Jackson has the ability to immediately become the best two-way player on the Suns roster. He can potentially guard multiple positions, run the floor with great energy, rebound on both ends, and give the team the wing help it so desperately needs (particularly on the defensive end).

However, forward T.J. Warren is the third scoring option on the roster right now, and even with his history of injuries (a fractured thumb in 2014, a fractured foot in March of 2016, and a minor head injury in November of last season) he has steadily and quietly developed into a very good player.

But do the Suns really  know what they have in Warren? Based on his number of games played, maybe not. The 24-year-old will be a restricted free agent after the 2017-18 NBA season, and the stage is set for him to put it all together this season.

Warren scores in bunches from mid-range, by cutting to the basket, in transition, and on misses. This fits directly in with the Suns’ style of play.

But with Jackson now on the roster, Warren’s name is coming up in trade rumors and the question of whether or not he’ll accept a sixth-man role could define his future. In three seasons, Warren’s played in only 153 of 246 games, and one can only wonder how he’d look for a full season in a Suns uniform.

After returning from the head injury, Suns General Manager Ryan McDonough told Burns and Gambo of Arizona Sports 98.7 FM last December, “he’s been probably our most consistent two-way player and our best scorer in terms of efficiency, and just being able to get a bucket to stop an opposing run or to start a run of our own in the half court.”

McDonough reiterated last March that “his field-goal percentage from the All-Star break is off the charts. He’s improved his rebounding, especially defensively, which is what we need with (center) Tyson (Chandler) out and (Coach) Earl (Watson) playing a smaller lineup. We’ve been very happy with his progress.”

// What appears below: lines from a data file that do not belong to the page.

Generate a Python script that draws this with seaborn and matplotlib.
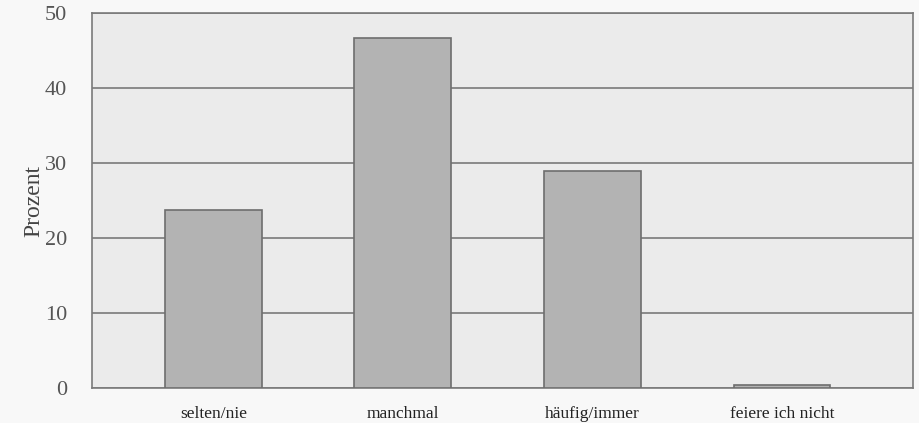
import matplotlib
matplotlib.use("Agg")
import matplotlib.pyplot as plt
import seaborn as sns
import pandas as pd

categories = ["selten/nie", "manchmal", "häufig/immer", "feiere ich nicht"]
prozent = [23.7, 46.7, 28.9, 0.4]
yticks = [0, 10, 20, 30, 40, 50]

data = pd.DataFrame({"Kategorie": categories, "Prozent": prozent})

sns.set_style("white")
plt.rcParams["font.family"] = ["Liberation Serif", "DejaVu Serif"]

fig = plt.figure(figsize=(9.2, 4.23), dpi=100, facecolor="#f8f8f8")
ax = fig.add_axes([0.1, 0.083, 0.892, 0.886])
ax.set_facecolor("#ebebeb")

sns.barplot(x="Kategorie", y="Prozent", data=data, ax=ax,
            color="#b3b3b3", edgecolor="#6e6e6e", linewidth=1.2,
            width=0.51, zorder=3)

ax.set_ylim(0, 50)
ax.set_xlim(-0.64, 3.69)
ax.set_yticks(yticks)
ax.yaxis.grid(True, color="#7a7a7a", linewidth=1.2, zorder=1)
ax.set_axisbelow(True)

ax.tick_params(axis="y", length=0, labelsize=16, pad=18, labelcolor="#555555")
ax.tick_params(axis="x", length=0, labelsize=12.5, pad=13, labelcolor="#222222")
ax.set_xlabel("")
ax.set_ylabel("Prozent", fontsize=17, color="#444444")
ax.yaxis.set_label_coords(-0.058, 0.5)

for s in ax.spines.values():
    s.set_color("#7a7a7a")
    s.set_linewidth(1.2)

plt.savefig("out.png", dpi=100, facecolor=fig.get_facecolor())
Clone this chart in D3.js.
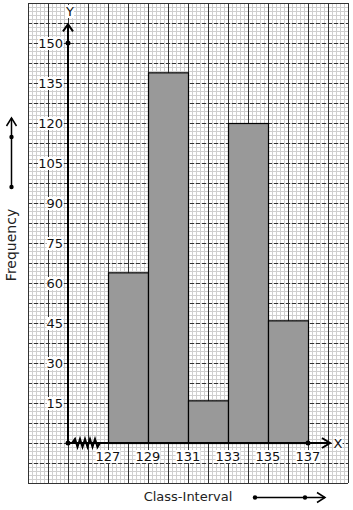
<!DOCTYPE html>
<html>
<head>
<meta charset="utf-8">
<script src="https://cdn.jsdelivr.net/npm/d3@7"></script>
<style>
body { margin: 0; background: #fff; }
text { font-family: "DejaVu Sans", sans-serif; }
</style>
</head>
<body>
<div id="chart-area"></div>
<script>
var width = 353;
var height = 510;

// data
var classStarts = [127, 129, 131, 133, 135];
var frequencies = [64, 139, 16, 120, 46];
var xTickLabels = [127, 129, 131, 133, 135, 137];
var yTickLabels = [15, 30, 45, 60, 75, 90, 105, 120, 135, 150];

var svg = d3.select("#chart-area").append("svg")
.attr("width", width)
.attr("height", height)

// graph paper runs from 123 to 139 and -15 to 165
var x = d3.scaleLinear().domain([123, 139]).range([28, 348])
var y = d3.scaleLinear().domain([-15, 165]).range([483, 3])

var grid = svg.append("g")

// minor lines every 4px
grid.selectAll(".vminor").data(d3.range(0, 81).map(i => 123 + i * 0.2))
.enter().append("line")
.attr("x1", d => Math.round(x(d)) + 0.5).attr("x2", d => Math.round(x(d)) + 0.5)
.attr("y1", y(165)).attr("y2", y(-15))
.attr("stroke", "#cfcfcf").attr("stroke-width", 1)

grid.selectAll(".hminor").data(d3.range(0, 121).map(i => -15 + i * 1.5))
.enter().append("line")
.attr("y1", d => Math.round(y(d)) + 0.5).attr("y2", d => Math.round(y(d)) + 0.5)
.attr("x1", x(123)).attr("x2", x(139))
.attr("stroke", "#cfcfcf").attr("stroke-width", 1)

// major lines every 20px
grid.selectAll(".vmajor").data(d3.range(0, 17).map(i => 123 + i))
.enter().append("line")
.attr("x1", d => Math.round(x(d)) + 0.5).attr("x2", d => Math.round(x(d)) + 0.5)
.attr("y1", y(165)).attr("y2", y(-15))
.attr("stroke", "#333").attr("stroke-width", 1)

grid.selectAll(".hmajor").data(d3.range(0, 25).map(i => -15 + i * 7.5))
.enter().append("line")
.attr("y1", d => Math.round(y(d)) + 0.5).attr("y2", d => Math.round(y(d)) + 0.5)
.attr("x1", x(123)).attr("x2", x(139))
.attr("stroke", "#333").attr("stroke-width", 1)
.attr("stroke-dasharray", d => (d === -15 || d === 165) ? null : "4,2")

// bars
svg.selectAll(".bar").data(classStarts)
.enter().append("rect")
.attr("x", d => x(d) + 0.5)
.attr("y", (d, i) => y(frequencies[i]) + 0.5)
.attr("width", x(129) - x(127))
.attr("height", (d, i) => y(0) - y(frequencies[i]))
.attr("fill", "#999")
.attr("stroke", "#000")
.attr("stroke-width", 1.2)

// axes
var ox = x(125), oy = y(0);

svg.append("line")
.attr("x1", ox).attr("x2", ox)
.attr("y1", oy).attr("y2", y(157))
.attr("stroke", "#000").attr("stroke-width", 2)
svg.append("path")
.attr("d", "M" + (ox - 5) + "," + (y(157) + 7) + "L" + ox + "," + y(157) + "L" + (ox + 5) + "," + (y(157) + 7))
.attr("fill", "none").attr("stroke", "#000").attr("stroke-width", 2)

svg.append("line")
.attr("x1", ox).attr("x2", x(138.1))
.attr("y1", oy).attr("y2", oy)
.attr("stroke", "#000").attr("stroke-width", 2)
svg.append("path")
.attr("d", "M" + (x(138.1) - 8) + "," + (oy - 5) + "L" + x(138.1) + "," + oy + "L" + (x(138.1) - 8) + "," + (oy + 5))
.attr("fill", "none").attr("stroke", "#000").attr("stroke-width", 2)

// axis break zigzag
var zz = "M" + (ox + 4) + "," + oy
d3.range(0, 10).forEach(i => {
	zz += "L" + (ox + 7 + i * 2.5) + "," + (oy + (i % 2 ? 4 : -4))
})
zz += "L" + (ox + 32) + "," + oy
svg.append("path").attr("d", zz)
.attr("fill", "none").attr("stroke", "#000").attr("stroke-width", 2)

svg.selectAll(".dot").data([[ox, oy], [ox, y(150)], [x(137), oy]])
.enter().append("circle")
.attr("cx", d => d[0]).attr("cy", d => d[1]).attr("r", 2.5)
.attr("fill", "#000")

// tick labels with white backing
function label(g, txt, px, py, anchor) {
	var t = g.append("text")
	.attr("x", px).attr("y", py)
	.attr("text-anchor", anchor)
	.attr("font-size", "13px")
	.attr("fill", "#111")
	.text(txt)
	var b = t.node().getBBox()
	g.insert("rect", "text")
	.attr("x", b.x).attr("y", b.y + 1)
	.attr("width", b.width).attr("height", b.height - 2)
	.attr("fill", "#fff")
	return t
}

yTickLabels.forEach(v => {
	var g = svg.append("g")
	label(g, v, ox - 5, y(v) + 5, "end")
})
xTickLabels.forEach(v => {
	var g = svg.append("g")
	label(g, v, x(v), oy + 18, "middle")
})
label(svg.append("g"), "Y", ox + 2, 16, "middle")
label(svg.append("g"), "X", x(138.1) + 8, oy + 5, "middle")

// axis titles
svg.append("text")
.attr("transform", "translate(16, 245) rotate(-90)")
.attr("text-anchor", "middle")
.attr("font-size", "14px")
.attr("fill", "#222")
.text("Frequency")

svg.append("text")
.attr("x", 188).attr("y", 501)
.attr("text-anchor", "middle")
.attr("font-size", "13px")
.attr("fill", "#222")
.text("Class-Interval")

// direction arrows
svg.append("line").attr("x1", 11.5).attr("x2", 11.5).attr("y1", 187).attr("y2", 118)
.attr("stroke", "#000").attr("stroke-width", 1.5)
svg.append("path").attr("d", "M6.5,126L11.5,118L16.5,126")
.attr("fill", "none").attr("stroke", "#000").attr("stroke-width", 1.5)
svg.selectAll(".ldot").data([187, 137]).enter().append("circle")
.attr("cx", 11.5).attr("cy", d => d).attr("r", 2.2).attr("fill", "#000")

svg.append("line").attr("x1", 255).attr("x2", 325).attr("y1", 497.5).attr("y2", 497.5)
.attr("stroke", "#000").attr("stroke-width", 1.5)
svg.append("path").attr("d", "M317,492.5L325,497.5L317,502.5")
.attr("fill", "none").attr("stroke", "#000").attr("stroke-width", 1.5)
svg.selectAll(".bdot").data([255, 305]).enter().append("circle")
.attr("cx", d => d).attr("cy", 497.5).attr("r", 2.2).attr("fill", "#000")
</script>
</body>
</html>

Fast forward four months and McDonough and company are now poised to make a move(s) via free agency and or trade. A move(s) that will likely affect Warren’s playing time and role. Unrestricted free agents (F) Blake Griffin and (F) Paul Milsap meet with Phoenix this weekend, and forward Andre Iguodala is also drawing interest from the Suns.

With the addition of Jackson and any one of those three possible free agent signings, Warren’s resiliency and competitiveness will be tested. He’s accepted his role thus far in Phoenix, but all good NBA players view themselves as starters.

Warren saw time at power forward last season, when center Tyson Chandler was shut down early.

"“Everybody knows I can score, so I just want do all the other things that keep me on the floor.” ” Keep the coaches trusting me, and obviously defense and rebounding are big keys,” said Warren."

Over a 12-game span in February and March, Warren shot 61.3 percent, including 66.7 percent from two-point range. During this stretch his minutes went from 29 to 34.3, and he averaged 17.5 points and 7.7 rebounds per game.

Forwards Dragan Bender and Josh Jackson are projected as versatile wings, which may work well with Warren’s ability to find open lanes to score. Jackson particularly has shown an ability to create for teammates at the University of Kansas, and Coach Earl Watson plans to experiment with Bender as a point-forward facilitator.

Warren’s bid for a starting role will require improved three-point shooting (26 percent last season), better defense, and consistent rebounding on both ends. It will be interesting to see how he and Jackson play together. Tony Buckets has active hands and a seemingly growing desire to improve defensively, and Jackson will undoubtedly increase that desire. Whether he truly accepts a sixth man role is a question mark, but either way the starting small forward position is still T.J. Warren’s to lose.